Há 12 anos vivendo nas ruas de Santa Maria, Mário (nome fictício) é um dos sobreviventes do incêndio na boate Kiss, que matou 242 pessoas em 2013, entre elas sua companheira. Desde então, ele sobrevive cuidando de motos no Centro da cidade, onde também dorme, sob uma marquise na Rua Alberto Pasqualini.
Mário faz parte dos 390 moradores em situação de rua registrados na cidade em 2024 — um aumento de 56,4% em relação ao ano passado, quando a Secretaria de Desenvolvimento Social contabilizou 250 pessoas sem moradia.
A história de Mário é marcada por desafios desde o início. Ele foi abandonado ainda recém-nascido, em um matagal no interior de Santa Cruz do Sul, e encontrado com a placenta por um caminhoneiro, que decidiu criá-lo como filho. Ele foi criado com humildade, cresceu em Santa Maria e chegou a servir o Exército, inclusive participando de uma missão de paz no Haiti. Depois disso, construiu a vida com trabalho: atuou como vigilante em diversos locais da cidade e complementava a renda como segurança em bares e boates.
— Eu trabalhava na universidade (UFSM) durante a semana, e no fim de semana fazia bico no Bombai, um bar bem conhecido na cidade. Tinha emprego e ajudava minha família — conta.
Sua vida mudou completamente na madrugada de 27 de janeiro de 2013. Naquela noite, ele e sua esposa estavam trabalhando como seguranças na boate Kiss. Ela não sobreviveu ao incêndio. Ele acordou dias depois, em um hospital em Porto Alegre, sem saber o que havia acontecido.
— Acordei no Hospital Conceição, com um dreno no corpo. Quando me contaram que minha mulher tinha morrido, foi como se tudo tivesse acabado. Eu nem pude me despedir. Não fui ao velório, nem ao enterro — lembra, emocionado.
A dor o levou à depressão. Sem forças para seguir, ele abandonou tudo e foi morar nas ruas. Primeiro, montou uma barraca perto dos Correios, onde ficou por sete anos. Quando o prédio foi cercado por grades, mudou-se para o local onde vive hoje, dividindo espaço com um amigo.
Para sobreviver, cuida de motos estacionadas e conta com a ajuda de pessoas que o conhecem.

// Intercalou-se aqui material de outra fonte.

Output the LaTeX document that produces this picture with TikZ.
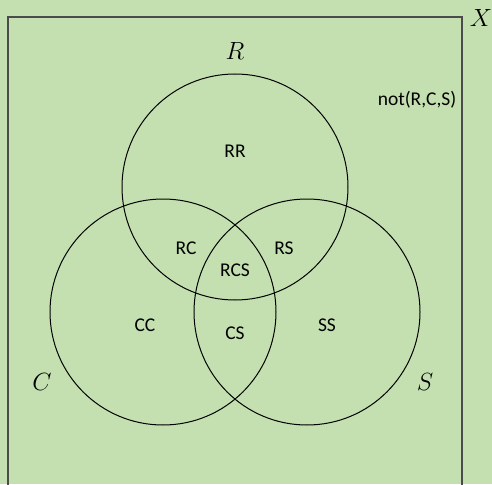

Apesar da situação, tenta manter sua dignidade.
— Eu não bebo. Cuido do que é meu, respeito as pessoas e mando um dinheiro pros meus filhos sempre que posso, mesmo sem falar com eles. Não quero que passem necessidade.
Sobre o preconceito, ele desabafa:
— Muita gente me olha com nojo, tapa o nariz, desvia. Mas minha vontade era abraçar essas pessoas, mostrar que nosso abraço pode ser um gesto de amor, não de medo. Aprendi muito com essa vida dura. Tenho cicatrizes, mas também tenho respeito por mim mesmo.